Still in bed

>> Friday, March 27, 2009

It's Friday morning.....

Things to do:
I have ABSOLUTELY no idea what I am going to be doing with myself today outside of work. I want to avoid all of the SpringBling bullshytas that is happening down here right now so I have to pay attention to the radio since I'm sure they'll be promoting all the 'official' spots for the weekend. I think I want to head back to a spot that I went to with my friends further south about 6 or 7 weeks ago. It was EXTRA good, with great music and an even better crowd. The only thing is, the drive is deep. I'll have to see how I feel after I'm done with my last patient.

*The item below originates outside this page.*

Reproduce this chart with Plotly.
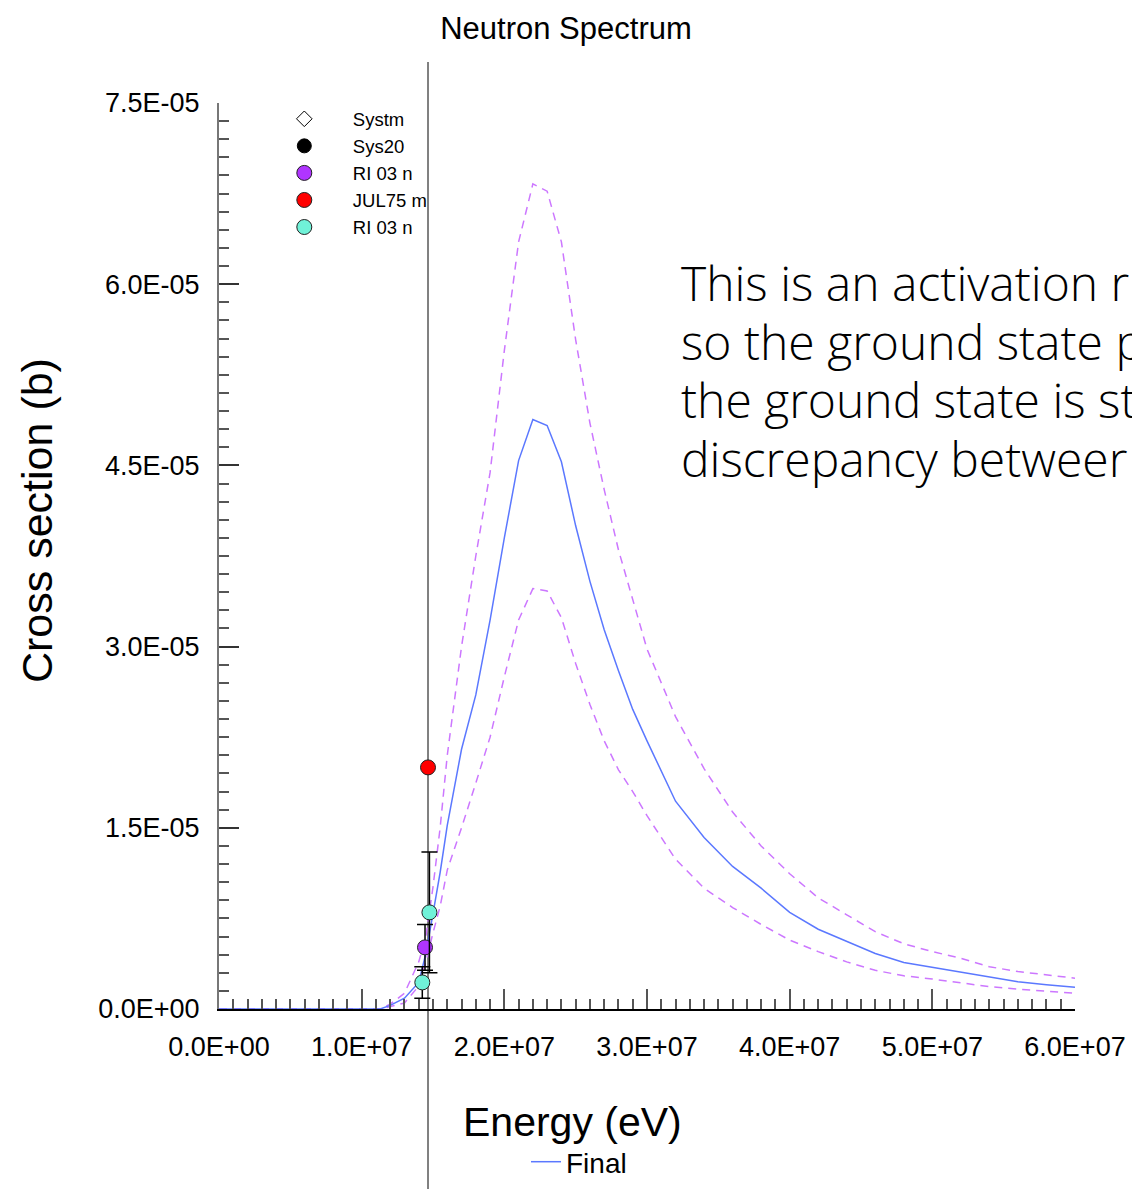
import plotly.graph_objects as go

# ---------------- data ----------------
energy = [0, 1.13e7, 1.2e7, 1.3e7, 1.4e7, 1.45e7, 1.5e7, 1.55e7, 1.6e7, 1.7e7, 1.8e7,
          1.9e7, 2.0e7, 2.1e7, 2.2e7, 2.3e7, 2.4e7, 2.5e7, 2.6e7, 2.7e7, 2.8e7, 2.9e7,
          3.0e7, 3.2e7, 3.4e7, 3.6e7, 3.8e7, 4.0e7, 4.2e7, 4.4e7, 4.6e7, 4.8e7, 5.0e7,
          5.2e7, 5.4e7, 5.6e7, 5.8e7, 6.0e7]
final = [0, 0, 3e-7, 9e-7, 2.2e-6, 4.6e-6, 7.9e-6, 1.13e-5, 1.52e-5, 2.15e-5, 2.6e-5,
         3.22e-5, 3.9e-5, 4.54e-5, 4.88e-5, 4.83e-5, 4.53e-5, 4.0e-5, 3.54e-5, 3.14e-5, 2.8e-5, 2.48e-5,
         2.22e-5, 1.72e-5, 1.42e-5, 1.18e-5, 1.0e-5, 8.0e-6, 6.6e-6, 5.6e-6, 4.6e-6, 3.85e-6, 3.45e-6,
         3.05e-6, 2.6e-6, 2.25e-6, 2.0e-6, 1.8e-6]
upper = [0, 0, 4e-7, 1.3e-6, 3.9e-6, 6.0e-6, 1.01e-5, 1.5e-5, 2.1e-5, 3.0e-5, 3.75e-5,
         4.44e-5, 5.45e-5, 6.35e-5, 6.83e-5, 6.77e-5, 6.35e-5, 5.54e-5, 4.85e-5, 4.3e-5, 3.8e-5, 3.38e-5,
         2.98e-5, 2.42e-5, 1.99e-5, 1.63e-5, 1.35e-5, 1.12e-5, 9.2e-6, 7.8e-6, 6.4e-6, 5.4e-6, 4.75e-6,
         4.2e-6, 3.5e-6, 3.1e-6, 2.8e-6, 2.55e-6]
lower = [0, 0, 2e-7, 5e-7, 1.9e-6, 3.9e-6, 6.3e-6, 8.5e-6, 1.15e-5, 1.5e-5, 1.87e-5,
         2.25e-5, 2.75e-5, 3.22e-5, 3.48e-5, 3.46e-5, 3.24e-5, 2.86e-5, 2.52e-5, 2.22e-5, 1.98e-5, 1.8e-5,
         1.6e-5, 1.24e-5, 1.0e-5, 8.4e-6, 7.0e-6, 5.7e-6, 4.75e-6, 3.9e-6, 3.2e-6, 2.75e-6, 2.48e-6,
         2.18e-6, 1.85e-6, 1.65e-6, 1.45e-6, 1.3e-6]

ri03n_a_e = [1.444e7]
ri03n_a_xs = [5.1e-6]
ri03n_a_err = [1.9e-6]

jul75_e = [1.465e7]
jul75_xs = [2.0e-5]

ri03n_b_e = [1.425e7, 1.475e7]
ri03n_b_xs = [2.2e-6, 8.0e-6]
ri03n_b_err = [1.3e-6, 5.0e-6]

neutron_energy = 1.465e7

x_tickvals = [0, 1e7, 2e7, 3e7, 4e7, 5e7, 6e7]
x_ticktext = ["0.0E+00", "1.0E+07", "2.0E+07", "3.0E+07", "4.0E+07", "5.0E+07", "6.0E+07"]
y_tickvals = [0, 1.5e-5, 3.0e-5, 4.5e-5, 6.0e-5, 7.5e-5]
y_ticktext = ["0.0E+00", "1.5E-05", "3.0E-05", "4.5E-05", "6.0E-05", "7.5E-05"]

note_lines = ["This is an activation r",
              "so the ground state p",
              "the ground state is st",
              "discrepancy betweer"]

# ---------------- figure ----------------
FONT = "Liberation Sans, Arial, Helvetica, sans-serif"
BLUE = "#5b78ff"
VIOLET = "#cc77ff"

fig = go.Figure()

fig.add_trace(go.Scatter(x=energy, y=upper, mode="lines", showlegend=False,
                         line=dict(color=VIOLET, width=1.5, dash="8px,6px"), hoverinfo="skip"))
fig.add_trace(go.Scatter(x=energy, y=lower, mode="lines", showlegend=False,
                         line=dict(color=VIOLET, width=1.5, dash="8px,6px"), hoverinfo="skip"))
fig.add_trace(go.Scatter(x=energy, y=final, mode="lines", name="Final", legend="legend2",
                         line=dict(color=BLUE, width=1.5)))

fig.add_trace(go.Scatter(x=[None], y=[None], mode="markers", name="Systm",
                         marker=dict(symbol="diamond-open", size=12, color="black",
                                     line=dict(width=1, color="black"))))
fig.add_trace(go.Scatter(x=[None], y=[None], mode="markers", name="Sys20",
                         marker=dict(symbol="circle", size=14, color="black",
                                     line=dict(width=1, color="black"))))
fig.add_trace(go.Scatter(x=ri03n_a_e, y=ri03n_a_xs, mode="markers", name="RI 03 n",
                         error_y=dict(type="data", array=ri03n_a_err, color="black",
                                      thickness=1.5, width=8),
                         marker=dict(symbol="circle", size=15, color="#b035ff",
                                     line=dict(width=1, color="#222222"))))
fig.add_trace(go.Scatter(x=jul75_e, y=jul75_xs, mode="markers", name="JUL75 m",
                         marker=dict(symbol="circle", size=15, color="#ff0000",
                                     line=dict(width=1, color="#222222"))))
fig.add_trace(go.Scatter(x=ri03n_b_e, y=ri03n_b_xs, mode="markers", name="RI 03 n ",
                         error_y=dict(type="data", array=ri03n_b_err, color="black",
                                      thickness=1.5, width=8),
                         marker=dict(symbol="circle", size=15, color="#70f2d8",
                                     line=dict(width=1, color="#222222"))))

# vertical line at incident neutron energy
fig.add_shape(type="line", xref="x", yref="paper", x0=neutron_energy, x1=neutron_energy,
              y0=-0.2, y1=1.0453, line=dict(color="#808080", width=2), layer="below")

fig.update_layout(
    width=1132, height=1189,
    margin=dict(l=219, r=57, t=103, b=180, autoexpand=False),
    paper_bgcolor="white", plot_bgcolor="white",
    font=dict(family=FONT, color="black"),
    title=dict(text="Neutron Spectrum", x=0.5, xanchor="center", y=1 - 28 / 1189,
               yanchor="middle", font=dict(size=31, family=FONT)),
    legend=dict(x=0.043, y=1.003, xanchor="left", yanchor="top", bgcolor="rgba(0,0,0,0)",
                font=dict(size=18.5, family=FONT), itemwidth=87, tracegroupgap=0),
    legend2=dict(xref="container", yref="container", x=526 / 1132, y=1 - 1137 / 1189,
                 xanchor="left", yanchor="top", bgcolor="rgba(0,0,0,0)",
                 font=dict(size=28, family=FONT), itemwidth=30),
    xaxis=dict(range=[0, 6e7], showgrid=False, zeroline=False, showline=True,
               linecolor="black", linewidth=1.5, ticks="inside", ticklen=20, tickwidth=1.5,
               tickcolor="#555555", tickvals=x_tickvals, ticktext=x_ticktext,
               tickfont=dict(size=27, family=FONT), ticklabelstandoff=13,
               minor=dict(ticks="inside", ticklen=10, tickwidth=1.5, tickcolor="#555555",
                          dtick=1e6, tick0=0, showgrid=False)),
    yaxis=dict(range=[0, 7.5e-5], showgrid=False, zeroline=False, showline=True,
               linecolor="#777777", linewidth=2, ticks="inside", ticklen=20, tickwidth=1.5,
               tickcolor="#333333", tickvals=y_tickvals, ticktext=y_ticktext,
               tickfont=dict(size=27, family=FONT), ticklabelstandoff=12,
               minor=dict(ticks="inside", ticklen=10, tickwidth=1.5, tickcolor="#555555",
                          dtick=1.5e-6, tick0=0, showgrid=False)),
    showlegend=True,
)

fig.add_annotation(text="Energy (eV)", xref="paper", yref="paper", x=0.4124, y=-0.1247,
                   xanchor="center", yanchor="middle", showarrow=False,
                   font=dict(size=41, family=FONT))
fig.add_annotation(text="Cross section (b)", xref="paper", yref="paper", x=-0.2126, y=0.5386,
                   xanchor="center", yanchor="middle", showarrow=False, textangle=-90,
                   font=dict(size=43, family=FONT))

line_centers_px = [282, 341, 399, 458]
for txt, yc in zip(note_lines, line_centers_px):
    fig.add_annotation(text=txt, xref="paper", yref="paper",
                       x=(679 - 219) / 856, y=(1009 - yc) / 906, xanchor="left", yanchor="middle",
                       align="left", showarrow=False,
                       font=dict(size=48, family="Open Sans, Roboto, sans-serif", weight=300))

fig.write_html("out.html", config={"displayModeBar": False},
               post_script="document.body.style.margin='0px';")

Now, I don't have the classic definition of co-workers; however, I do work parallel with some people at this nursing home that my boss contracts with. And they invited me to this concert that I'm slightly interested in, but not intensely. I am only considering it because it sounds like a decent time with some people I work amongst. I just have to be a bit careful since people's bosses will be there (not mine at this point, but hey, you never know with this small world, they may become that someday...lol). Also, I was quoted about $20 less for the cost of the ticket, so I agreed. Now finding out the TRU cost, I am feeling less of a desire to go. GIMME MY $ BACK! Eh...*shrug*

Boys:
He didn't call for the first time since I met him (which was Friday night). A good thing. I am still unclear as to what I want from him and it's making my head foggy. If only he wasn't so damn fine or kept that fineness at a reasonable distance (verses seeing me every other day or so), I think I would be a bit clearer.

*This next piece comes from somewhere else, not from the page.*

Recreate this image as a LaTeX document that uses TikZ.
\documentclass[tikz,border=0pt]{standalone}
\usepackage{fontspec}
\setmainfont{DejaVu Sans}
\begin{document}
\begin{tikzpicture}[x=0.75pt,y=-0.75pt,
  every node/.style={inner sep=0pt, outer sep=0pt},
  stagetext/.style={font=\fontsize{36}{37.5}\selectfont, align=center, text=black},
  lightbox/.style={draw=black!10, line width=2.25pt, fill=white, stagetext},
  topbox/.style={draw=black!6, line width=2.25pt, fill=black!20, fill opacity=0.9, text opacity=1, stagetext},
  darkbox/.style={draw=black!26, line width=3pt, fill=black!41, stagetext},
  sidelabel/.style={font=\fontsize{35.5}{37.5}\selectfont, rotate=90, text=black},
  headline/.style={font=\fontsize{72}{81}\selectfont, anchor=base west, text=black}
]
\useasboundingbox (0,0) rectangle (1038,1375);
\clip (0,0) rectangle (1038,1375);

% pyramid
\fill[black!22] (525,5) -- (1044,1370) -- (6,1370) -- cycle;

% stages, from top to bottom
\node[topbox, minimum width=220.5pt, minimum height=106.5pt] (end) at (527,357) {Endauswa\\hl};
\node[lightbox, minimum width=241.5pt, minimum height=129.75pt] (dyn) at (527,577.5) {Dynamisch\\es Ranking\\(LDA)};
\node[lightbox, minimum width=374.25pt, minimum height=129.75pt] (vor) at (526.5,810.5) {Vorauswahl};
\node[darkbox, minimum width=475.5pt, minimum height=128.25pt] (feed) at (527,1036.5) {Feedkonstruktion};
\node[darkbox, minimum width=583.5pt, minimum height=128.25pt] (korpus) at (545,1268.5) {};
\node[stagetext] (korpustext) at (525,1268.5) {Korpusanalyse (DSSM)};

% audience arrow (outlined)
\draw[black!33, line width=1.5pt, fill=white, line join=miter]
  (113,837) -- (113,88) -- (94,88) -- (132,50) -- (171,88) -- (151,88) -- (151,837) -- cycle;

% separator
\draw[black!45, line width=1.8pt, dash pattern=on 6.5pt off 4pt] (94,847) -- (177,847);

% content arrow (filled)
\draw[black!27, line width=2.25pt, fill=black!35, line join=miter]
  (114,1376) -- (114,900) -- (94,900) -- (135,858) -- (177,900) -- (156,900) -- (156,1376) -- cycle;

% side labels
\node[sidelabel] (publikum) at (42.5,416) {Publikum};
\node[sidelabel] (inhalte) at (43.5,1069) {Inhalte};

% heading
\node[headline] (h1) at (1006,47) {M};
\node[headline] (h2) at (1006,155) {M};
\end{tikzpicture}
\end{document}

He didn't call to explain why he became mia for poetry night. I talked to this nicca all day that day and was really diggin his personality. Yet, this is the second time that he's said and not done. I am REALLY not a fan of that. What can you do? We haven't linked up since Friday when I met him, so I guess it's understandable that he has forgotten my sexiness and doesn't act right...lol. Or maybe he's just like that. Well, I'mma go ahead and avoid the headache before it is even hinted and just leave that situation alone. I NEED consistency.

I haven't really spoken to the asshole. Yes, there is an asshole that has entered into my life and discumbobulated it a bit. I had never experienced a person like that before and it really thru me for a severe loop. He was just suppose to be someone cool to hang out with down here since he was a friend of a friend. It turned out to be far more complicated far too soon and it made the possibility of a friendship to become slim to none. He's sent me a couple texts, but I just roll my eyes and keep it moving. I am suppose to go to Orlando next weekend, and so as he. I have the feeling I'll be hearing from him more and more as the time gets closer to depart from here; but who knows. This man has surprised me at every turn. Maybe he'll continue distancing himself til he fades completely to black...which I think is what I need. I will admit one thing though- I liked the challenge of him. The sadistic nature of me...lol....

Time to go get ready for my day. *happy dance* It's FRIDAY!!!!